Google’s “Fred” Update Has Been Confirmed: Now What?

On March 8, 2017, Google released a new update called Fred. As is often the case, Google has been vague about revealing exactly what the new algorithm entails. However, early evidence suggests that it’s a fairly significant update, as quite a few sites have reported changes in their rankings. If you have a website, you have to keep close watch of any Google update. Many sites were hit hard by earlier updates.

What We Know About Fred

Abandoning its recent habit of naming updates after animals such as Panda, Penguin and Hummingbird, the latest update has a rather ordinary and mundane sounding name. As innocuous as the name sounds, however, Google seems to be serious about, once again, clamping down on low-quality content. Indeed, Google’s own Gary Illyes has confirmed the update, which is primarily concerned with content quality.

Google Quality Guidelines

When pressed for information about Fred, Google suggested that people reference its Webmaster Guidelines. In other words, Fred isn’t introducing any new policies. Rather, it represents a more severe enforcing of existing guidelines. What are some of the most important of these guidelines?
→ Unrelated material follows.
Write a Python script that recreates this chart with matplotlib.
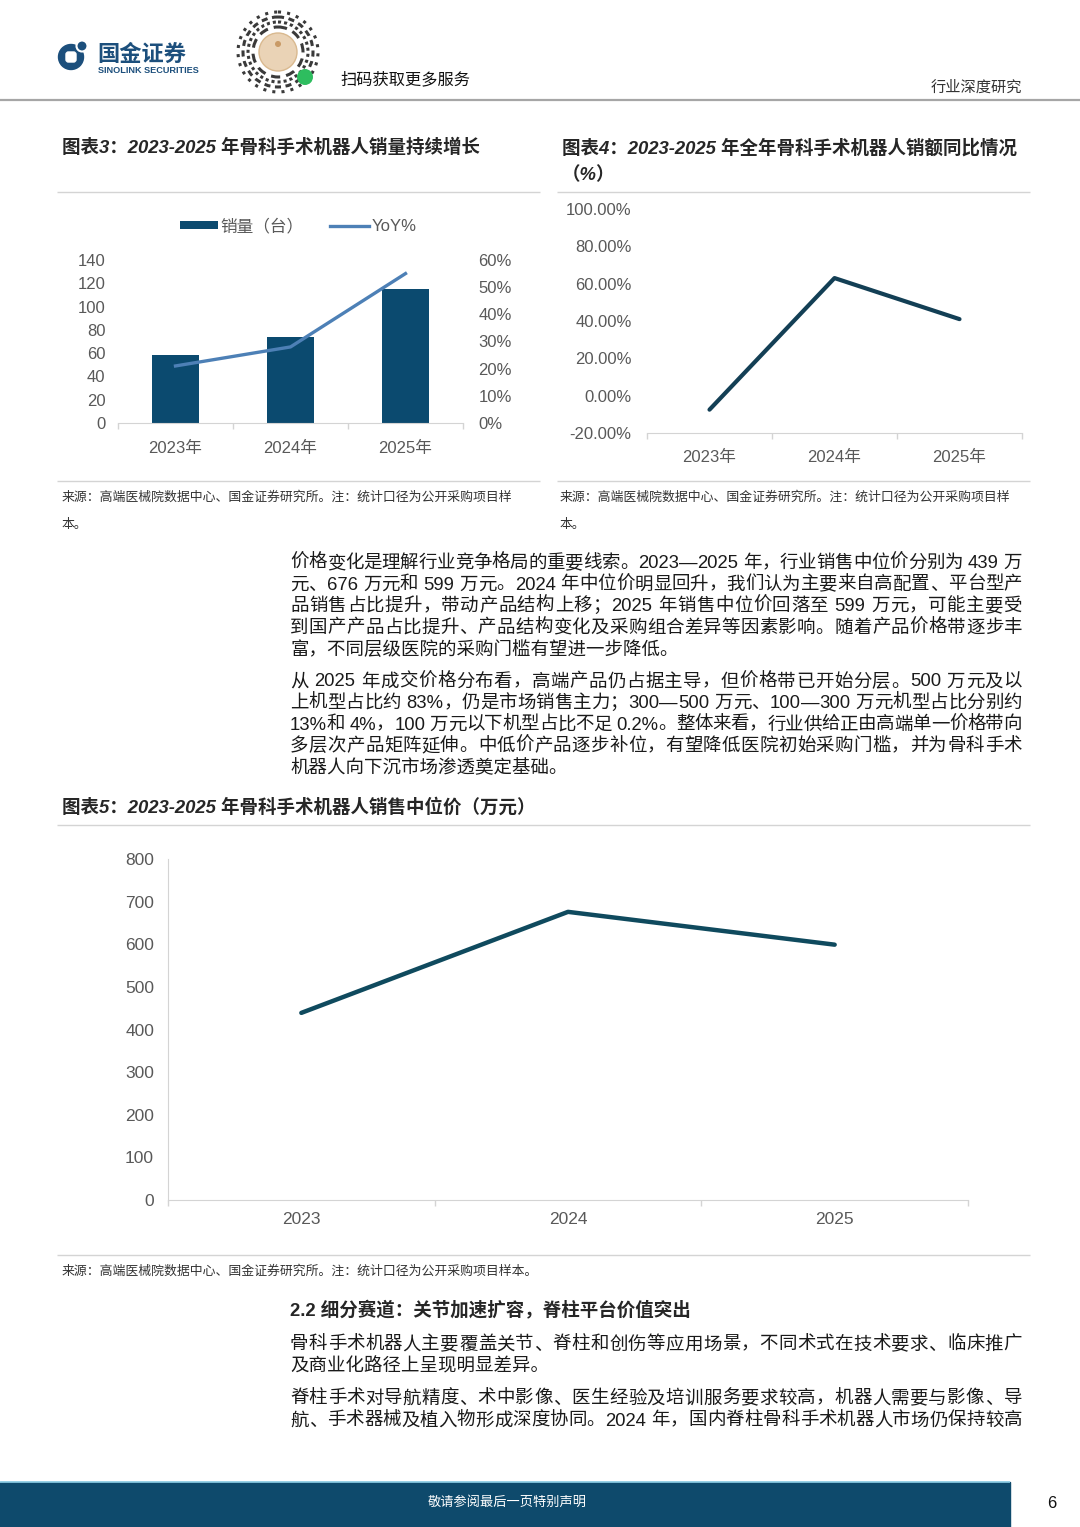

  • Honesty. As Google puts it, “Don’t deceive your users.” This goes beyond simply blatant lying, however. It also refers to misleading headlines or descriptions that don’t match the actual content. Using flagrant click baiting tactics could get you penalized. This is similar to the standards used in Google AdWords, where ads must match landing pages.
  • Uniqueness. The minimum standard of uniqueness is that your content is not plagiarized. Beyond this, Google is looking for signs that the site has something original to offer. Although not specifically mentioned in its Webmaster Guidelines, it’s a good idea to keep in mind what Google has said about “EAT,” which stands for expertise, authoritativeness and trustworthiness. One of the best ways to improve your “EAT” score with Google is to frequently update your site with fresh content. One of the signs of a low-quality site is that content is old and not often updated.
  • What to avoid. Among the practices that Google specifically warns against are cloaking, hidden links, automated content, doorway pages and sneaky redirects. It’s worth noting that many of these practices are still fairly commonly used. Furthermore, they may temporarily boost rankings. However, Google is more and more diligent about cracking down on these practices so they’re not good for long-term SEO.


Who’s Been Hit Hardest by Fred?

Very often, the best way to really understand what a Google update is all about is to observe the results. While it’s worthwhile to follow Google’s recommendations, it’s even more illustrative to look at hard data. Websites that were affected by Fred share certain characteristics. One lesson we can take away from Fred is that too many ads can hurt you. Websites that are advertisement heavy, especially with banner ads, were likely to suffer. Nor does using Google’s own ad platform free you from this concern. If advertising is distracting visitors from accessing the information that they came for, it can be counted against you. This is something to keep in mind when thinking about quality content. Regardless of what kind of organic content a site has, too many ads lowers the site’s overall quality in Google’s eyes.

This is all consistent with Google’s ongoing effort to improve overall user experience. From this point of view, sites that primarily exist to generate revenue are not providing the best experience for visitors. Even business websites whose purpose it to generate leads and sales can provide informative content as well. A frequently updated blog is a good way to do this. There’s no rule against ads per se. Ads, however, should only be a small portion of what a site offers.

How to Make Adjustments for Fred

Now that we know that Fred has been confirmed, what can we do about it? Let’s outline a strategy that helps to keep your site safe.

  • The first step is to pay close attention to recent changes in your ranking. While it’s always good to watch your analytics, it’s especially crucial right after an update. If you noticed a drop for any major keywords in March, you might have been hit by Fred.
  • Do a thorough content audit of your site. Take an honest look at everything that’s published. If you can identify any obvious problems, such as outdated content, poor navigation, too many ads or broken links, fix them.
  • Check your backlinks. Even though these aren’t specifically mentioned in relation to Fred, you can be sure that Google is still looking closely at the quality of your backlinks. Broadly speaking, this is part of your content. If you still have backlinks from questionable sources, remove them.


Preparing for Future Updates

When studying updates such as Fred, it’s good to look at the particulars. However, it’s equally important to look at longer term patterns. Fred is really part of a trend that was introduced with Penguin and Panda. As Google itself admitted, the new update is more about enforcing longstanding policies than introducing any radical new changes. Whether or not your site was affected by Fred, this is a good time to plan for the future.

Understand that issues such as low-quality content and backlinks are eventually going to get you penalized. It’s equally important to adjust for Fred as well as future updates going forward. Remember, Google updates are ongoing. The date of the release is only when it starts to get rolled out. This means that just because you didn’t notice a significant change in rankings right away doesn’t mean you’re safe. In addition to paying attention to the kind of content on your site, the best way to protect yourself from Google updates is to closely track your traffic and analytics. If you ever notice a drop, try to identify the cause and make any necessary changes.